30 years later, Milk's name is the one more remembered, at least among the generation that was alive in 1978. He is the subject of books, a film, even an opera. An elementary school in San Francisco and a high school in New York are named for him.
It is ironic that thirty years later, Milk is the more recognized figure. But that is even changing. There are young gay people in San Francisco who are hard pressed to tell us who Milk was. A large part of it is the younger generation’s thinking that “history began on the day they were born”. But a new movie about Harvey Milk is set to be released and Moscone’s name is joined at the hip with the city he grew up in and loved, San Francisco. From YOU TUBE, NBC News on that fateful Monday in November.

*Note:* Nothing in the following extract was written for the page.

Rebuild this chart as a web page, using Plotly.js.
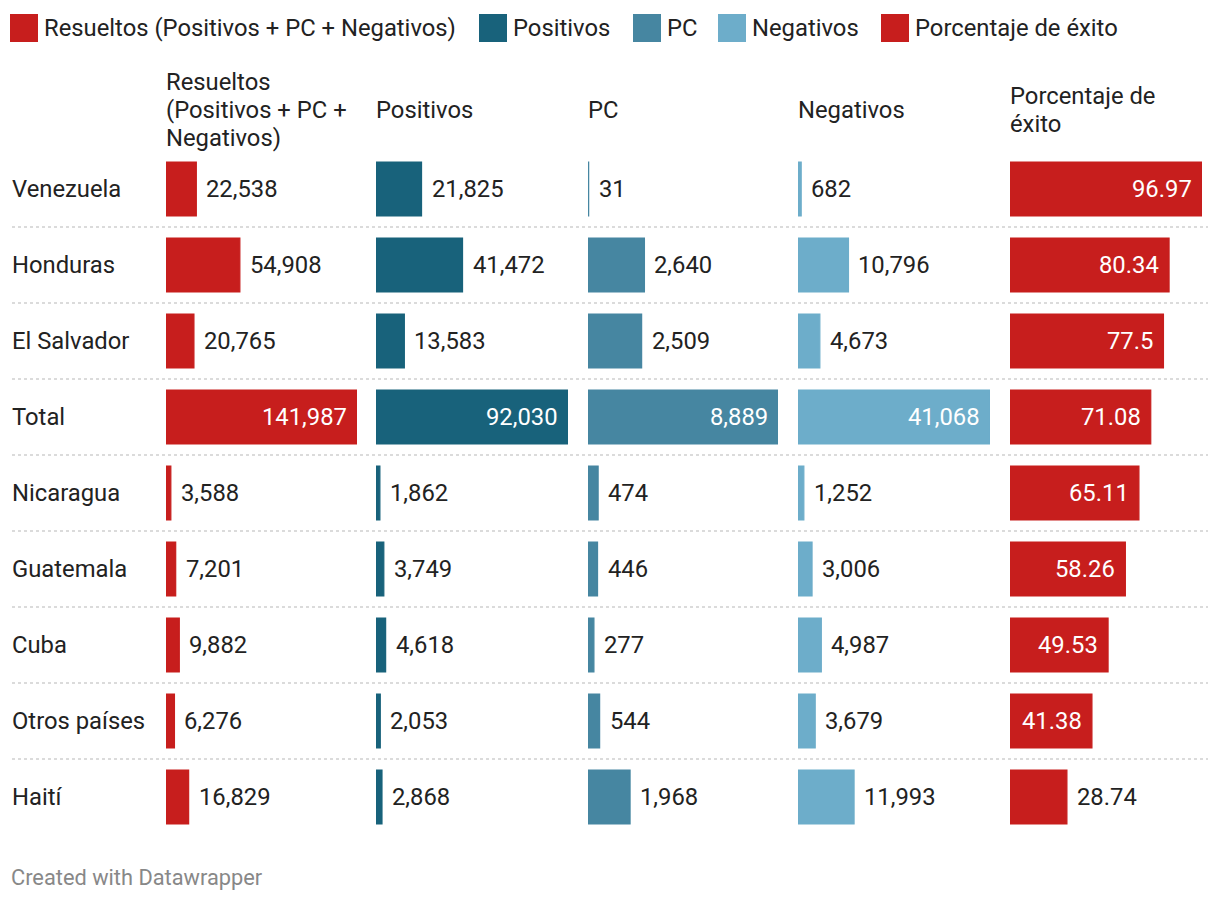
<!DOCTYPE html>
<html><head><meta charset="utf-8">
<script src="https://cdn.plot.ly/plotly-3.0.1.min.js"></script>
<style>html,body{margin:0;padding:0;background:#fff}#chart{width:1220px;height:902px}</style>
</head><body><div id="chart"></div>
<script>
// ---- data ----
const countries = ["Venezuela","Honduras","El Salvador","Total","Nicaragua","Guatemala","Cuba","Otros países","Haití"];
const resueltos = [22538,54908,20765,141987,3588,7201,9882,6276,16829];
const positivos = [21825,41472,13583,92030,1862,3749,4618,2053,2868];
const pc = [31,2640,2509,8889,474,446,277,544,1968];
const negativos = [682,10796,4673,41068,1252,3006,4987,3679,11993];
const exito = [96.97,80.34,77.5,71.08,65.11,58.26,49.53,41.38,28.74];
const seriesNames = ["Resueltos (Positivos + PC + Negativos)","Positivos","PC","Negativos","Porcentaje de éxito"];
const headerLines = [["Resueltos","(Positivos + PC +","Negativos)"],["Positivos"],["PC"],["Negativos"],["Porcentaje de","éxito"]];
const footerText = "Created with Datawrapper";

// ---- styling ----
const W = 1220, H = 902;
const FONT = "Roboto, 'Noto Sans', sans-serif";
const FS = 23.8;
const LINE_H = 27.5;
const colors = ["#c71e1d","#18627b","#4686a1","#6dadca","#c71e1d"];
const colStart = [166,376,588,798,1010];
const colEnd = [357,568,778,990,1202];
const plotTop = 151, plotBottom = 835;
const fx = x => x / W;
const fy = y => 1 - y / H;

const seriesData = [resueltos, positivos, pc, negativos, exito];
const isPct = [false,false,false,false,true];
const fmt = (v, pct) => pct ? String(v) : v.toLocaleString('en-US');

const canvas = document.createElement('canvas');
const ctx = canvas.getContext('2d');
ctx.font = FS + "px Roboto";

const traces = [];
const annotations = [];
const shapes = [];
const layout = {
  width: W, height: H,
  margin: {l:0,r:0,t:0,b:0},
  paper_bgcolor: "#fff", plot_bgcolor: "#fff",
  showlegend: false,
  font: {family: FONT, size: FS, color: "#222"},
  yaxis: {domain:[fy(plotBottom), fy(plotTop)], range:[8.5,-0.5], visible:false, fixedrange:true, type:'category', categoryarray: countries},
  bargap: 0
};

seriesData.forEach((vals, i) => {
  const sfx = i === 0 ? '' : String(i+1);
  const max = Math.max(...vals);
  layout['xaxis' + sfx] = {domain:[fx(colStart[i]), fx(colEnd[i])], range:[0, max], visible:false, fixedrange:true, anchor:'y'};
  traces.push({
    type:'bar', orientation:'h', name: seriesNames[i],
    x: vals, y: countries, xaxis:'x'+sfx, yaxis:'y',
    width: 0.71,
    marker:{color: colors[i], line:{color: colors[i], width: 1.2}},
    hoverinfo:'skip'
  });
  const colW = colEnd[i] - colStart[i];
  vals.forEach((v, r) => {
    const label = fmt(v, isPct[i]);
    const barPx = v / max * colW;
    const tw = ctx.measureText(label).width;
    const inside = barPx >= tw + 20;
    annotations.push({
      xref:'x'+sfx, yref:'y', x: v, y: countries[r],
      text: label, showarrow:false,
      xanchor: inside ? 'right' : 'left',
      xshift: inside ? -8 : 8,
      yanchor:'middle',
      font:{family:FONT, size:FS, color: inside ? '#ffffff' : '#222222'}
    });
  });
  // column header, vertically centred on y=110
  const lines = headerLines[i];
  lines.forEach((ln, j) => {
    const yc = 110 + (j - (lines.length - 1) / 2) * LINE_H;
    annotations.push({
      xref:'paper', yref:'paper', x: fx(colStart[i] - 2.5), y: fy(yc),
      xanchor:'left', yanchor:'middle', align:'left', showarrow:false,
      text: ln, font:{family:FONT, size:FS, color:'#222'}
    });
  });
});

// country labels
countries.forEach(c => {
  annotations.push({
    xref:'paper', yref:'y', x: fx(10), y: c, xanchor:'left', yanchor:'middle',
    showarrow:false, text:c, font:{family:FONT, size:FS, color:'#222'}
  });
});

// row separators
for (let k = 0; k < countries.length - 1; k++) {
  shapes.push({type:'line', xref:'paper', yref:'y', x0: fx(12), x1: fx(1208), y0: k+0.5, y1: k+0.5,
    line:{color:'#d0d0d0', width:1.5, dash:'dot'}});
}

// legend
const legX = [10, 479, 633, 718, 881];
seriesNames.forEach((n, i) => {
  shapes.push({type:'rect', xref:'paper', yref:'paper', x0: fx(legX[i]), x1: fx(legX[i]+28), y0: fy(42), y1: fy(14),
    fillcolor: colors[i], line:{width:0}});
  annotations.push({xref:'paper', yref:'paper', x: fx(legX[i]+32), y: fy(28), xanchor:'left', yanchor:'middle',
    showarrow:false, text:n, font:{family:FONT, size:FS, color:'#222'}});
});

// footer
annotations.push({xref:'paper', yref:'paper', x: fx(9), y: fy(877), xanchor:'left', yanchor:'middle',
  showarrow:false, text: footerText, font:{family:FONT, size:21.8, color:'#888888'}});

layout.annotations = annotations;
layout.shapes = shapes;
Plotly.newPlot('chart', traces, layout, {displayModeBar:false, staticPlot:true});
</script>
</body></html>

Also from YOU TUBE, Eric Burdon and an ode to San Francisco.

2 Comments:

At 5:19 PM, Anonymous Anonymous said...

Great job on a tragic event in San Francisco. Moscone was a great Mayor and really was a coalition builder. He could've been a national player. Wasn't there a book out about the killings in the early 80s?
Do you rememberr the name of it?

 
At 10:08 PM, Blogger David Yonki said...

IN RESPONSE
Wasn't there a book out about the killings in the early 80s?
Do you rememberr the name of it?
I OWNED THE BOOK AND LENT IT TO SOMEONE, NEVER GOT IT BACK. WHICH IS WHY I DON'T LOAN BOOKS TO PEOPLE. I WANT TO SAY IT WAS A ONE WORD TITLE AND IF I THINK OF IT IN THE MIDDLE OF THE NIGHT, I'LL POST IT. WHAT I DO RECALL WAS THAT IT FOLLOWED THE EVENTS CHRONILOGICALLY AND DID INDEPTH REPORTS ON MOSCONE, MILK AND WHITE. THE BOOK'S PREMISE WAS THAT WHITE SECRETLY BELIEVED MOSCONE WAS MORE THAN A GAY ADVOCATE, HE FELT THAT MOSCONE'S SUPPORT OF THE GAY MOVEMENT WAS VERY DEGENERATE. THE AUTHOR MADE THE POINT THAT WHITE FELT HE WAS RIDDING TWO BIRDS WITH ONE STONE BY GETTING RID OF THE ULTRA LIBERAL MOSCONE AND THEN MILK. MOSCONE'S KILLING WAS FOR REVENGE AND POLITICAL, MILK'S WAS JUST HATRED OF GAYS. WHEN I FIND THE TITLE, I'LL SHARE IT WITH YOU. BUT I KNOW THE BOOK YOU'RE REFERRING TO. GIVE ME TIME, I'LL GET THE NAME.